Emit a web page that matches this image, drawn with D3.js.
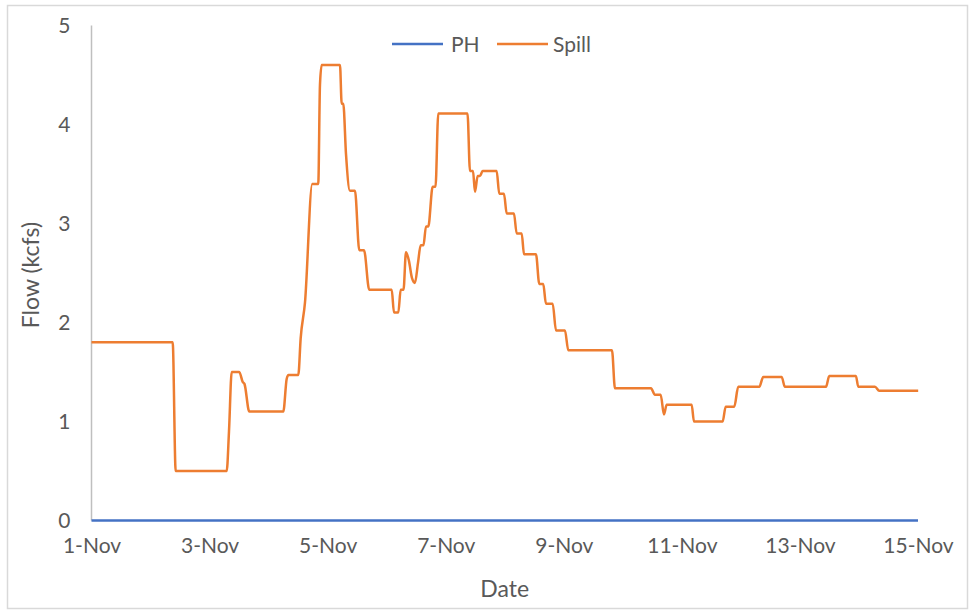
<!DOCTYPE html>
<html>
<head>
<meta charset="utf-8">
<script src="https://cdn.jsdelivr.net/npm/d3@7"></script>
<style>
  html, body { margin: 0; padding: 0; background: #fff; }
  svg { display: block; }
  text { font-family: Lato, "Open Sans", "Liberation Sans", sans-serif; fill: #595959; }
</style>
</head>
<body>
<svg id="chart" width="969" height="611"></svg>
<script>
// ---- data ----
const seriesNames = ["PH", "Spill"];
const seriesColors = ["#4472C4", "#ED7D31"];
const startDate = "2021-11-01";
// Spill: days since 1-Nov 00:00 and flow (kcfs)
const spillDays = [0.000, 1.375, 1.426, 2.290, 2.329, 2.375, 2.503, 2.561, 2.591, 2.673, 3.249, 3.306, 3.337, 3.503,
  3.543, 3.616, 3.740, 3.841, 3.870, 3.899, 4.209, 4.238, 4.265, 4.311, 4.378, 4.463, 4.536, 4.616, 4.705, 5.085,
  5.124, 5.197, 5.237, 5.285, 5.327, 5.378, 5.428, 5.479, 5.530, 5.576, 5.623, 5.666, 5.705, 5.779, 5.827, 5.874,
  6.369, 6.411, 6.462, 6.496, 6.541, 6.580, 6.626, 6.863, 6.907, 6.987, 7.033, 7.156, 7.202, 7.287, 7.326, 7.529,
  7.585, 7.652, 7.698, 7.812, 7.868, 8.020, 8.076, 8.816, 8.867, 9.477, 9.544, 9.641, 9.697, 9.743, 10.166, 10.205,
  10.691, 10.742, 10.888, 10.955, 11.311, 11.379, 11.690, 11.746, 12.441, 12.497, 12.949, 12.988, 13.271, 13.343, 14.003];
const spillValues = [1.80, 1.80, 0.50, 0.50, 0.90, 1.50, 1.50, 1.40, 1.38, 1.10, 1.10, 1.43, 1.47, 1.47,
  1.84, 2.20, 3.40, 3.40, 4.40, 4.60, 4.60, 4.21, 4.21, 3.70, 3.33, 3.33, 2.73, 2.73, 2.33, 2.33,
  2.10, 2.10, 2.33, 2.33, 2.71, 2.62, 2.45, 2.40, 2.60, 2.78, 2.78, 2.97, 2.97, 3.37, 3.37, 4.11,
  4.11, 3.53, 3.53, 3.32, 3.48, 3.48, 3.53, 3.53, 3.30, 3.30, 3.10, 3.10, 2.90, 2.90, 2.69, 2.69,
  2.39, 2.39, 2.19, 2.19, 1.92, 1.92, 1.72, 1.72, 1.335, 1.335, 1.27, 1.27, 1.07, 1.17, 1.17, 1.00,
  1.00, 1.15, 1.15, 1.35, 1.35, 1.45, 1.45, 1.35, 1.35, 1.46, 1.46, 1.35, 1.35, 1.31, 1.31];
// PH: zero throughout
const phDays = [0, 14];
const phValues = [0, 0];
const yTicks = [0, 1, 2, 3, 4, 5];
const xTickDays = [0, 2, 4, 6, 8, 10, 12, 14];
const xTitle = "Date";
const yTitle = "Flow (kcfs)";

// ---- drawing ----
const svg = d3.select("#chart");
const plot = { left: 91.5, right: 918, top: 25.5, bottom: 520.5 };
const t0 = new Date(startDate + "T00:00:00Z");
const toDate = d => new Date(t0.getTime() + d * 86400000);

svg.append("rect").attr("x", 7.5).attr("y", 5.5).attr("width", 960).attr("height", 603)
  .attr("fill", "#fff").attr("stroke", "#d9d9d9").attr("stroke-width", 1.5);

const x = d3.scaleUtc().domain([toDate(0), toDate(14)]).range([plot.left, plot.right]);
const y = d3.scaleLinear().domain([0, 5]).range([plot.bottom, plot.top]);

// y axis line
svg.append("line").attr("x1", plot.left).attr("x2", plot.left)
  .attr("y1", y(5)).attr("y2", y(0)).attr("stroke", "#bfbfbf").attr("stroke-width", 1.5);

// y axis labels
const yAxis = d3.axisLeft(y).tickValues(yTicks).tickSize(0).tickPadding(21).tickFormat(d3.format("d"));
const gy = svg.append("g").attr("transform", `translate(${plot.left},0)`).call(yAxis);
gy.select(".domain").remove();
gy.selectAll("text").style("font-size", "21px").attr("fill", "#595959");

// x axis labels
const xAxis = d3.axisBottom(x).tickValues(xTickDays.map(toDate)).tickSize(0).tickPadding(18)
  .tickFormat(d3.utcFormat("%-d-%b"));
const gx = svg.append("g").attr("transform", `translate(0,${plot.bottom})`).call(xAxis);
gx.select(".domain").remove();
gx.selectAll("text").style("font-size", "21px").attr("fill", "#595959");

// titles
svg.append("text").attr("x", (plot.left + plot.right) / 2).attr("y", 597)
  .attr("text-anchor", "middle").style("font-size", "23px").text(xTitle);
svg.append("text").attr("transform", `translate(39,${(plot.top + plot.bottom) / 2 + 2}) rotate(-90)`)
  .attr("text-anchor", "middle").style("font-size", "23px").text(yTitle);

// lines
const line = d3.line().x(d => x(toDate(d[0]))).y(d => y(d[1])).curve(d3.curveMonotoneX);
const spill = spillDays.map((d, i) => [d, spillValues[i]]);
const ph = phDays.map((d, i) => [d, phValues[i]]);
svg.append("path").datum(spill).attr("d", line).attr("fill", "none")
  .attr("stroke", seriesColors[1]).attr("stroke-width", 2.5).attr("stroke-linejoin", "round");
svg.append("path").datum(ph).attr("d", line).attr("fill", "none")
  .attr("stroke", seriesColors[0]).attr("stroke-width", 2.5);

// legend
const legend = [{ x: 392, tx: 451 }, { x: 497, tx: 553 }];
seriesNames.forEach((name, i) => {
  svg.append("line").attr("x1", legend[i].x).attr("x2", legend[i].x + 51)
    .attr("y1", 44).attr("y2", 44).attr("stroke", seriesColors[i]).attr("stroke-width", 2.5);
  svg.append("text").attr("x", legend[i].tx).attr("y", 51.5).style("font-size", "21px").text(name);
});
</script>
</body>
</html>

______________________________

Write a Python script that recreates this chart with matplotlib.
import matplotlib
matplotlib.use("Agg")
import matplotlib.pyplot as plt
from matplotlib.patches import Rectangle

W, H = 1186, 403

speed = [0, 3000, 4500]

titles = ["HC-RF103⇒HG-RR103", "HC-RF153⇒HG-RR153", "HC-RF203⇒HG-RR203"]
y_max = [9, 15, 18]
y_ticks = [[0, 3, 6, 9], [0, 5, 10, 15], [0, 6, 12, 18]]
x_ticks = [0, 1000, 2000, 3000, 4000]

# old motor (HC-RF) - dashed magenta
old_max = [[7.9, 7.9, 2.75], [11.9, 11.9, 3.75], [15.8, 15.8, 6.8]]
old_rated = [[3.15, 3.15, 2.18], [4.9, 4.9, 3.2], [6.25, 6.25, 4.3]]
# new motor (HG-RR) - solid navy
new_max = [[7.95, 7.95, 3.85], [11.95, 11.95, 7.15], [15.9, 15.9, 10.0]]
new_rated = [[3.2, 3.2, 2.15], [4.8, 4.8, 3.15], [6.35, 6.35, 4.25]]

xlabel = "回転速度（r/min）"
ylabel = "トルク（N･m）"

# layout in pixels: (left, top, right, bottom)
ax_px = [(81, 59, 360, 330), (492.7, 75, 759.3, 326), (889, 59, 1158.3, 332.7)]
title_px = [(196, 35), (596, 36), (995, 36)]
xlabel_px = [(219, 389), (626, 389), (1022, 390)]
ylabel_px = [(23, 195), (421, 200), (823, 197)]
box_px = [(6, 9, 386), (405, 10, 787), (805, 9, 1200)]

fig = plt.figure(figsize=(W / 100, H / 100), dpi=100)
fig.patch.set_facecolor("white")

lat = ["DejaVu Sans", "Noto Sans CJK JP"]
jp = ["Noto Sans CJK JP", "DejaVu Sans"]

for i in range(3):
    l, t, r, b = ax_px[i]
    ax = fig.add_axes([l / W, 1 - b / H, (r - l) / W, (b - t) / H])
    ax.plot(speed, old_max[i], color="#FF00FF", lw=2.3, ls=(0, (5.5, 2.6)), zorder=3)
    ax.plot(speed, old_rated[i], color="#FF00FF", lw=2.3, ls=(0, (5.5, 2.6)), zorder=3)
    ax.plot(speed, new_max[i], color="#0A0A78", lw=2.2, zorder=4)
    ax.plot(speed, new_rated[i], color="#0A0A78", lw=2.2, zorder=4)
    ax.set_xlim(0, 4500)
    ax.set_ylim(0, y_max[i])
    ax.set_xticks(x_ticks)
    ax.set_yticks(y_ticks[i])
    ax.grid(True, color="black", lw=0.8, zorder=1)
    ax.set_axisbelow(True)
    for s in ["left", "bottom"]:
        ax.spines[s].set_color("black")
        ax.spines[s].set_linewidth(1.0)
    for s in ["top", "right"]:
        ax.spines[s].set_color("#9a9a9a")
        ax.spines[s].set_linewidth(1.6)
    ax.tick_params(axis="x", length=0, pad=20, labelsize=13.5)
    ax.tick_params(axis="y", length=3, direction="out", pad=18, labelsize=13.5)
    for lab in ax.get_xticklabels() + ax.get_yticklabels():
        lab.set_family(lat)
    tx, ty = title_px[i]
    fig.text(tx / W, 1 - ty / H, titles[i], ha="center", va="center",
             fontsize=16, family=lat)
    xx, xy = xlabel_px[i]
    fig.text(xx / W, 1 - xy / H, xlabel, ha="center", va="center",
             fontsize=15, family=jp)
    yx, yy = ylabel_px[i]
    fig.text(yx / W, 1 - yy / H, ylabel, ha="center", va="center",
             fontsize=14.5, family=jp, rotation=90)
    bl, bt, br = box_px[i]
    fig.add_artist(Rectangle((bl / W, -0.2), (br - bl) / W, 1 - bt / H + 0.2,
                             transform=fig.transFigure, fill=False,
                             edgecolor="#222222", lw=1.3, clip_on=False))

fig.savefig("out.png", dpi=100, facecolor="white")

______________________________

This exercise asks for the lines from the line with "Write a Python" to the line with "x_ticks = [0, 1000, 2000, 3000, 4000]", both lines included, set down exactly and with nothing else.

Write a Python script that recreates this chart with matplotlib.
import matplotlib
matplotlib.use("Agg")
import matplotlib.pyplot as plt
from matplotlib.patches import Rectangle

W, H = 1186, 403

speed = [0, 3000, 4500]

titles = ["HC-RF103⇒HG-RR103", "HC-RF153⇒HG-RR153", "HC-RF203⇒HG-RR203"]
y_max = [9, 15, 18]
y_ticks = [[0, 3, 6, 9], [0, 5, 10, 15], [0, 6, 12, 18]]
x_ticks = [0, 1000, 2000, 3000, 4000]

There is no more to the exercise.